When people are contaminated and when they’re purified

25 July 2023

Saint Païsios the Athonite used to say: ‘You know the pitcher? The top part is clear, but towards the bottom, where it touches the earth, there’s a residue. People are like that, as well: the more they’re attached to the earth and earthly things, the more they’re contaminated; but when they’re raised to heavenly things, they’re purified’.

It’s true that almost all the Fathers of the Church, ancient and modern, use examples from the tangible world in order to hep us understand spiritual realities. This is because very often what’s valid in the tangible and material world also applies, to a certain extent, to the spiritual sphere. Saint Porfyrios Kavsokalyvitis, for  example, talked about human love, which makes people turn to and think unceasingly about the object of their love. He wanted to say that people should turn to God ‘with all their soul, heart and mind’. Saint Païsios says the same thing in the above extract. He uses an ordinary example, a pitcher of water, in order to remind us of an apt truth of the spiritual life: that whatever we become attached to, whatever we’re involved with and absorbed in, will bring the commensurate consequences. People are attached to earthly, material things? They’ll start to be contaminated. They’re attached to heavenly and spiritual things? Their soul will begin to be purified, which means that there’ll be room in their heart for God’s grace to dwell- ‘blessed are the pure in heart, for they will see God’.

And the example of the pitcher is apposite: if the bottom comes into contact with the earth, mold is formed, whereas the upper part remains clear. In his own way, the saint renders what the word of God and Church tradition declare: ‘Set your mind on, seek, the things above, not things on earth’ (Col. 3, 2). This is because, being created in his ‘image and likeness’, it’s in our nature to feel a constant, loving pull towards God: ‘You shall love the Lord your God with all your soul, with all your heart, with all your mind and with all your strength’. Beings who were created ‘to repeat’ their God (Saint Sophrony the Athonite), who have come forth from him, who are sustained in their existence by him, and are drawn to him, naturally keep their spiritual eyes constantly and unwaveringly trained on their root and source: ‘My eyes are ever on the Lord’ (Ps. 24, 15). This is why, at the center of the sacraments of the Church, the divine liturgy, the priest proclaims: ‘Let our hearts be on high’; to which the congregation replies: ‘We have them with the Lord’. This is followed by the blessed continuation: ‘Let us give thanks to the Lord’. In other words, it’s not possible for people, especially those considered to be of the faith, to be able to live spiritually, to exist spiritually as members of Christ, unless their hearts feel compelled to be where the Lord is.

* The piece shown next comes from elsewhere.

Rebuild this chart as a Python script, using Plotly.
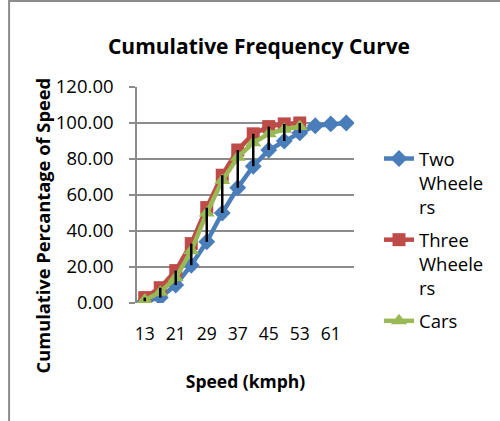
import plotly.graph_objects as go

speeds = [13, 17, 21, 25, 29, 33, 37, 41, 45, 49, 53, 57, 61, 65]
two_wheelers = [1.0, 3.0, 10.0, 21.0, 34.0, 50.0, 64.0, 76.0, 85.0, 90.0, 94.5, 98.5, 99.5, 100.0]
three_wheelers = [3.0, 8.5, 18.0, 33.0, 53.0, 71.0, 85.0, 94.0, 98.0, 99.5, 100.0]
cars = [1.7, 6.0, 14.0, 29.0, 50.0, 68.0, 81.0, 89.0, 94.0, 96.5, 98.0]
tick_labels = ["13", "21", "29", "37", "45", "53", "61"]
y_ticks = [0, 20, 40, 60, 80, 100, 120]

cats = [str(s) for s in speeds]
FONT = "Open Sans"

W, H = 500, 421
L, R, T, B = 137, 145, 87, 118
pw, ph = W - L - R, H - T - B

fig = go.Figure()
fig.add_trace(go.Scatter(x=cats, y=two_wheelers, name="Two<br>Wheele<br>rs",
                         legendgroup="a", mode="lines+markers",
                         line=dict(color="#4A7EBB", width=4.5),
                         marker=dict(symbol="diamond", size=13, color="#4A7EBB")))
fig.add_trace(go.Scatter(x=cats[:len(three_wheelers)], y=three_wheelers, name="Three<br>Wheele<br>rs",
                         legendgroup="b", mode="lines+markers",
                         line=dict(color="#BE4B48", width=4.5),
                         marker=dict(symbol="square", size=13, color="#BE4B48")))
fig.add_trace(go.Scatter(x=cats[:len(cars)], y=cars, name="Cars",
                         legendgroup="c", mode="lines+markers",
                         line=dict(color="#98B954", width=4.5),
                         marker=dict(symbol="triangle-up", size=14, color="#98B954")))

# high-low lines
hx, hy = [], []
for i, c in enumerate(cats):
    vals = [s[i] for s in (two_wheelers, three_wheelers, cars) if i < len(s)]
    hx += [c, c, None]
    hy += [max(vals), min(vals), None]
fig.add_trace(go.Scatter(x=hx, y=hy, mode="lines", showlegend=False,
                         line=dict(color="black", width=2.5), hoverinfo="skip"))

fig.update_layout(
    width=W, height=H,
    margin=dict(l=L, r=R, t=T, b=B),
    paper_bgcolor="white", plot_bgcolor="white",
    font=dict(family=FONT, color="black"),
    title=dict(text="<b>Cumulative Frequency Curve</b>", x=259 / W, xanchor="center",
               y=1 - 47 / H, yanchor="middle", font=dict(size=21, family=FONT)),
    showlegend=True,
    legend=dict(x=(379 - L) / pw, xanchor="left", y=(303 - 140) / ph, yanchor="top",
                font=dict(size=18.5, family=FONT), valign="top",
                bgcolor="rgba(0,0,0,0)", tracegroupgap=6),
    xaxis=dict(type="category", categoryorder="array", categoryarray=cats,
               range=[-0.5, len(cats) - 0.5],
               tickmode="array", tickvals=[t for t in tick_labels], ticktext=tick_labels,
               showgrid=False, zeroline=False, showline=False, ticks="",
               ticklabelstandoff=18,
               tickfont=dict(size=17.5, family=FONT),
               title=dict(text="<b>Speed (kmph)</b>", font=dict(size=17.5, family=FONT), standoff=32)),
    yaxis=dict(range=[0, 120], tickmode="array", tickvals=y_ticks,
               ticktext=[f"{v:.2f}" for v in y_ticks],
               showgrid=True, gridcolor="#8C8C8C", gridwidth=1.5,
               zeroline=False, showline=True, linecolor="#8C8C8C", linewidth=1.5,
               ticks="outside", ticklen=6, tickcolor="#8C8C8C", tickwidth=1.5,
               ticklabelstandoff=12,
               tickfont=dict(size=18.5, family=FONT)),
    annotations=[dict(text="<b>Cumulative Percantage of Speed</b>", textangle=-90,
                      xref="paper", yref="paper", x=(42 - L) / pw, y=(H - B - 225) / ph,
                      xanchor="center", yanchor="middle", showarrow=False,
                      font=dict(size=18.3, family=FONT))],
    shapes=[dict(type="rect", xref="paper", yref="paper",
                 x0=(8.5 - L) / pw, x1=(W + 20 - L) / pw,
                 y0=-(B + 20) / ph, y1=(H - B - 1) / ph,
                 line=dict(color="#8C8C8C", width=2), layer="below")],
)

fig.write_html("out.html")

So, when the cares of this world, in particular its temptations and diversions, distract Christians from gazing on the face of Christ, that’s when spiritual mold, that is, wickedness and sin, begins to develop. An environment develops which is loathsome for the soul, and the devil begins to gain the upper hand, with all that his presence entails: anxiety, sadness, turmoil, disorder and hell. Of course, Saint Sophrony, doesn’t mean that Christians who live in the outside world, or even monastics, shouldn’t be concerned with the things of this world. Of necessity, since we have bodies, we have to take care of some requirements. What he points out, however, is that it’s desirable not to become too attached to them. We must not become entirely absorbed in them, as are the atheists, who have expunged God from their life. How is this achieved? Only when believers are characterized by true faith, which opens their eyes for them so that they can see everything in the world ‘in God’. Saint Paul notes that: ‘In him we live and move and have our being’, thus conveying the very important and profound reality that ‘God gives life and breath and all things’, to people and to the whole of creation.

It follows, then, that, when the faithful learn, through their ascetic efforts, to see the world, themselves, other people and everything in this double way, they’ll see what’s most obvious: the presence of the Creator in all things made and created. They’ll then find themselves at the neck of the pitcher, keeping in mind the ‘things above’, engaging ceaselessly with their Father, feeling like children in their mother’s arms. Naturally, there’s no room there for ‘mold’ to grow because the light of the face of the Lord comes as ‘consuming fire’, burning up every passion and every wicked motion of the soul. In this dynamic condition, the faithful confirm that ‘here we have no lasting city, but we seek the city which is to come’ and they become the dwelling-place of God himself, a position from which they strive not to fall. But even if they do fall on occasion, they immediately take up the struggle to return, that is the struggle of repentance, so that they can regain what they’ve felt and known to be the essence of their life itself: that life without Christ is unbearable.